### Task requirements
Copy the material that follows word for word and omit its pictures.

### Source excerpt
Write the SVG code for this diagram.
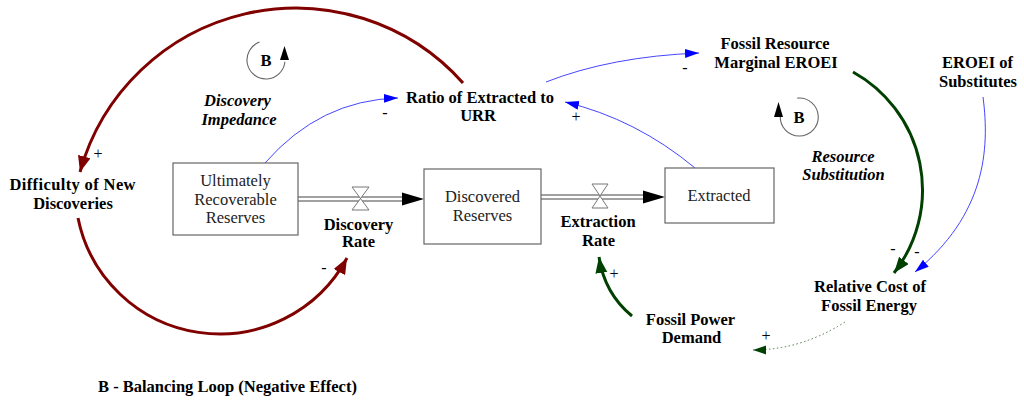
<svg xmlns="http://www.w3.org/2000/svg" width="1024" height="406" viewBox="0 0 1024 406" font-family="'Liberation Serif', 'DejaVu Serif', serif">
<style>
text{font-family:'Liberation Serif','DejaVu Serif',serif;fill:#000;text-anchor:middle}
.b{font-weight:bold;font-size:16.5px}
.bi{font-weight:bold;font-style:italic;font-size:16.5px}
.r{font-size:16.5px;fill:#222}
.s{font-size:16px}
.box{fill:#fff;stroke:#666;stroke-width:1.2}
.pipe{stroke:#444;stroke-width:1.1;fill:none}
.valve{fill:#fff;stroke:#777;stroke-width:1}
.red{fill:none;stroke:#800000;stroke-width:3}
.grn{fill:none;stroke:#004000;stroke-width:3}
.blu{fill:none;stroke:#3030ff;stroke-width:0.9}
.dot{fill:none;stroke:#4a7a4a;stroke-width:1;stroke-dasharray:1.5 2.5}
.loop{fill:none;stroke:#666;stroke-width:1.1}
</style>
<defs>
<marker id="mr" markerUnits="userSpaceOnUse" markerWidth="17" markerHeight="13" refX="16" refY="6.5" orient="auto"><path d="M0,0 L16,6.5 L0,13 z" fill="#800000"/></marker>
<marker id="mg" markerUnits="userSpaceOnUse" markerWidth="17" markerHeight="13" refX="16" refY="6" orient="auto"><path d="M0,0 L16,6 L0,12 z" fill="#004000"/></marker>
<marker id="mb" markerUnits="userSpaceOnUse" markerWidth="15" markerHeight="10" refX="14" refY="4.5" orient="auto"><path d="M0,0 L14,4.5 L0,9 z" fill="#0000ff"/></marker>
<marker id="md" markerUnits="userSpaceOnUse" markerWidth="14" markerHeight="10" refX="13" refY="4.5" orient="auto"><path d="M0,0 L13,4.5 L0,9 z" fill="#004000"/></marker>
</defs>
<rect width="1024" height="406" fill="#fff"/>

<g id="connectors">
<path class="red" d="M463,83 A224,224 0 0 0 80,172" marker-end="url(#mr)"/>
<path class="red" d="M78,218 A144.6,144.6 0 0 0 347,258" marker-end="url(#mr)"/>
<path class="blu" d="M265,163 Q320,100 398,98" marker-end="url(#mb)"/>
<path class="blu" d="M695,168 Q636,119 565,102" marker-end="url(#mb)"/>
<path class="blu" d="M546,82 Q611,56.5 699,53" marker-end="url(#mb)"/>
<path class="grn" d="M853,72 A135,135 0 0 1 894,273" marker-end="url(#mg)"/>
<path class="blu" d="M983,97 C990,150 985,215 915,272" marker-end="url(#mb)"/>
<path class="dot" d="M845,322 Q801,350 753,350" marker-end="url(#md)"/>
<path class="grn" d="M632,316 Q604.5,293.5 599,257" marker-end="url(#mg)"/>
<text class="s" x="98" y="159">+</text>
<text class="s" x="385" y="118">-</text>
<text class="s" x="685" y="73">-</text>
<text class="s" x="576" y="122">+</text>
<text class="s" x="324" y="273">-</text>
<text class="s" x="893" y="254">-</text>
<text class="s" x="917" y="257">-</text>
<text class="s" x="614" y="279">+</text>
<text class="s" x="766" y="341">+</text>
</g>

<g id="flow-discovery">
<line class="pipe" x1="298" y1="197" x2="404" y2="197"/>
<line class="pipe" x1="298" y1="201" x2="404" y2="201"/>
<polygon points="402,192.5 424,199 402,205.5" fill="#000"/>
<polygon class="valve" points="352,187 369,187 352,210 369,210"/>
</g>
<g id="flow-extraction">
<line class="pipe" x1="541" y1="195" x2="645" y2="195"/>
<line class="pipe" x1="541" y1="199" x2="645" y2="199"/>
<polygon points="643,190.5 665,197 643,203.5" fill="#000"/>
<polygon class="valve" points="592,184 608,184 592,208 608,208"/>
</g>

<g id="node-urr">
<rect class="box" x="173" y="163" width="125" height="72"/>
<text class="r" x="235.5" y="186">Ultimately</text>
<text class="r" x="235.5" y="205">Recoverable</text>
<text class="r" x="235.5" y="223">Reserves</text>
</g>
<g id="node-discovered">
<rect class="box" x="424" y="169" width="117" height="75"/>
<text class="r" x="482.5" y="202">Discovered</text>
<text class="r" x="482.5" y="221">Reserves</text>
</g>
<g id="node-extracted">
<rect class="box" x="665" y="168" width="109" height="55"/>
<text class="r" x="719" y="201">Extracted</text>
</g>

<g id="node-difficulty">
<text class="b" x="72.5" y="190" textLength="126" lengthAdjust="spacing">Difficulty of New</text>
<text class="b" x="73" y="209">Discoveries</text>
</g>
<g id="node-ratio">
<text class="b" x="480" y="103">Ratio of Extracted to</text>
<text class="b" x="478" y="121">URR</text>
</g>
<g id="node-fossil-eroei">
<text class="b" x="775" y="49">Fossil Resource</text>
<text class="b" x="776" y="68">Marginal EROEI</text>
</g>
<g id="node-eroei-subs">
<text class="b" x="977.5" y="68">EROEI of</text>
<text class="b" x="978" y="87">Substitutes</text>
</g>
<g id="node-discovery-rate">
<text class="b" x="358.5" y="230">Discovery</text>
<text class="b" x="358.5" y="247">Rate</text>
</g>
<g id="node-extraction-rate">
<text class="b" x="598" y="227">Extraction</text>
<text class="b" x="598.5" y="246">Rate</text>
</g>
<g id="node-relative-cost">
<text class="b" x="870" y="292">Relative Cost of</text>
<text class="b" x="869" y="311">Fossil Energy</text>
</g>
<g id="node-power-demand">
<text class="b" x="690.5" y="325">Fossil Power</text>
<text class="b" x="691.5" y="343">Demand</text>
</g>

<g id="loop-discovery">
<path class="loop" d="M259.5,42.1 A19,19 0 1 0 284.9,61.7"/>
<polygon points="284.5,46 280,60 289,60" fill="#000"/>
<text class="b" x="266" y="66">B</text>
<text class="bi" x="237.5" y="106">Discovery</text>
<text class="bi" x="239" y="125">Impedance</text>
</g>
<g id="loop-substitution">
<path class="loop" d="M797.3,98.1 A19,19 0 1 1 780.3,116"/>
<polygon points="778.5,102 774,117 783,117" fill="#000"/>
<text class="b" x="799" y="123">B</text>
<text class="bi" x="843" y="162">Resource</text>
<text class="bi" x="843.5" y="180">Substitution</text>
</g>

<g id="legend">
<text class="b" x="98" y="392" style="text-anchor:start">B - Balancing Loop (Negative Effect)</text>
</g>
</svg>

### Solution for this task
Write the SVG code for this diagram.
<svg xmlns="http://www.w3.org/2000/svg" width="1024" height="406" viewBox="0 0 1024 406" font-family="'Liberation Serif', 'DejaVu Serif', serif">
<style>
text{font-family:'Liberation Serif','DejaVu Serif',serif;fill:#000;text-anchor:middle}
.b{font-weight:bold;font-size:16.5px}
.bi{font-weight:bold;font-style:italic;font-size:16.5px}
.r{font-size:16.5px;fill:#222}
.s{font-size:16px}
.box{fill:#fff;stroke:#666;stroke-width:1.2}
.pipe{stroke:#444;stroke-width:1.1;fill:none}
.valve{fill:#fff;stroke:#777;stroke-width:1}
.red{fill:none;stroke:#800000;stroke-width:3}
.grn{fill:none;stroke:#004000;stroke-width:3}
.blu{fill:none;stroke:#3030ff;stroke-width:0.9}
.dot{fill:none;stroke:#4a7a4a;stroke-width:1;stroke-dasharray:1.5 2.5}
.loop{fill:none;stroke:#666;stroke-width:1.1}
</style>
<defs>
<marker id="mr" markerUnits="userSpaceOnUse" markerWidth="17" markerHeight="13" refX="16" refY="6.5" orient="auto"><path d="M0,0 L16,6.5 L0,13 z" fill="#800000"/></marker>
<marker id="mg" markerUnits="userSpaceOnUse" markerWidth="17" markerHeight="13" refX="16" refY="6" orient="auto"><path d="M0,0 L16,6 L0,12 z" fill="#004000"/></marker>
<marker id="mb" markerUnits="userSpaceOnUse" markerWidth="15" markerHeight="10" refX="14" refY="4.5" orient="auto"><path d="M0,0 L14,4.5 L0,9 z" fill="#0000ff"/></marker>
<marker id="md" markerUnits="userSpaceOnUse" markerWidth="14" markerHeight="10" refX="13" refY="4.5" orient="auto"><path d="M0,0 L13,4.5 L0,9 z" fill="#004000"/></marker>
</defs>
<rect width="1024" height="406" fill="#fff"/>

<g id="connectors">
<path class="red" d="M463,83 A224,224 0 0 0 80,172" marker-end="url(#mr)"/>
<path class="red" d="M78,218 A144.6,144.6 0 0 0 347,258" marker-end="url(#mr)"/>
<path class="blu" d="M265,163 Q320,100 398,98" marker-end="url(#mb)"/>
<path class="blu" d="M695,168 Q636,119 565,102" marker-end="url(#mb)"/>
<path class="blu" d="M546,82 Q611,56.5 699,53" marker-end="url(#mb)"/>
<path class="grn" d="M853,72 A135,135 0 0 1 894,273" marker-end="url(#mg)"/>
<path class="blu" d="M983,97 C990,150 985,215 915,272" marker-end="url(#mb)"/>
<path class="dot" d="M845,322 Q801,350 753,350" marker-end="url(#md)"/>
<path class="grn" d="M632,316 Q604.5,293.5 599,257" marker-end="url(#mg)"/>
<text class="s" x="98" y="159">+</text>
<text class="s" x="385" y="118">-</text>
<text class="s" x="685" y="73">-</text>
<text class="s" x="576" y="122">+</text>
<text class="s" x="324" y="273">-</text>
<text class="s" x="893" y="254">-</text>
<text class="s" x="917" y="257">-</text>
<text class="s" x="614" y="279">+</text>
<text class="s" x="766" y="341">+</text>
</g>

<g id="flow-discovery">
<line class="pipe" x1="298" y1="197" x2="404" y2="197"/>
<line class="pipe" x1="298" y1="201" x2="404" y2="201"/>
<polygon points="402,192.5 424,199 402,205.5" fill="#000"/>
<polygon class="valve" points="352,187 369,187 352,210 369,210"/>
</g>
<g id="flow-extraction">
<line class="pipe" x1="541" y1="195" x2="645" y2="195"/>
<line class="pipe" x1="541" y1="199" x2="645" y2="199"/>
<polygon points="643,190.5 665,197 643,203.5" fill="#000"/>
<polygon class="valve" points="592,184 608,184 592,208 608,208"/>
</g>

<g id="node-urr">
<rect class="box" x="173" y="163" width="125" height="72"/>
<text class="r" x="235.5" y="186">Ultimately</text>
<text class="r" x="235.5" y="205">Recoverable</text>
<text class="r" x="235.5" y="223">Reserves</text>
</g>
<g id="node-discovered">
<rect class="box" x="424" y="169" width="117" height="75"/>
<text class="r" x="482.5" y="202">Discovered</text>
<text class="r" x="482.5" y="221">Reserves</text>
</g>
<g id="node-extracted">
<rect class="box" x="665" y="168" width="109" height="55"/>
<text class="r" x="719" y="201">Extracted</text>
</g>

<g id="node-difficulty">
<text class="b" x="72.5" y="190" textLength="126" lengthAdjust="spacing">Difficulty of New</text>
<text class="b" x="73" y="209">Discoveries</text>
</g>
<g id="node-ratio">
<text class="b" x="480" y="103">Ratio of Extracted to</text>
<text class="b" x="478" y="121">URR</text>
</g>
<g id="node-fossil-eroei">
<text class="b" x="775" y="49">Fossil Resource</text>
<text class="b" x="776" y="68">Marginal EROEI</text>
</g>
<g id="node-eroei-subs">
<text class="b" x="977.5" y="68">EROEI of</text>
<text class="b" x="978" y="87">Substitutes</text>
</g>
<g id="node-discovery-rate">
<text class="b" x="358.5" y="230">Discovery</text>
<text class="b" x="358.5" y="247">Rate</text>
</g>
<g id="node-extraction-rate">
<text class="b" x="598" y="227">Extraction</text>
<text class="b" x="598.5" y="246">Rate</text>
</g>
<g id="node-relative-cost">
<text class="b" x="870" y="292">Relative Cost of</text>
<text class="b" x="869" y="311">Fossil Energy</text>
</g>
<g id="node-power-demand">
<text class="b" x="690.5" y="325">Fossil Power</text>
<text class="b" x="691.5" y="343">Demand</text>
</g>

<g id="loop-discovery">
<path class="loop" d="M259.5,42.1 A19,19 0 1 0 284.9,61.7"/>
<polygon points="284.5,46 280,60 289,60" fill="#000"/>
<text class="b" x="266" y="66">B</text>
<text class="bi" x="237.5" y="106">Discovery</text>
<text class="bi" x="239" y="125">Impedance</text>
</g>
<g id="loop-substitution">
<path class="loop" d="M797.3,98.1 A19,19 0 1 1 780.3,116"/>
<polygon points="778.5,102 774,117 783,117" fill="#000"/>
<text class="b" x="799" y="123">B</text>
<text class="bi" x="843" y="162">Resource</text>
<text class="bi" x="843.5" y="180">Substitution</text>
</g>

<g id="legend">
<text class="b" x="98" y="392" style="text-anchor:start">B - Balancing Loop (Negative Effect)</text>
</g>
</svg>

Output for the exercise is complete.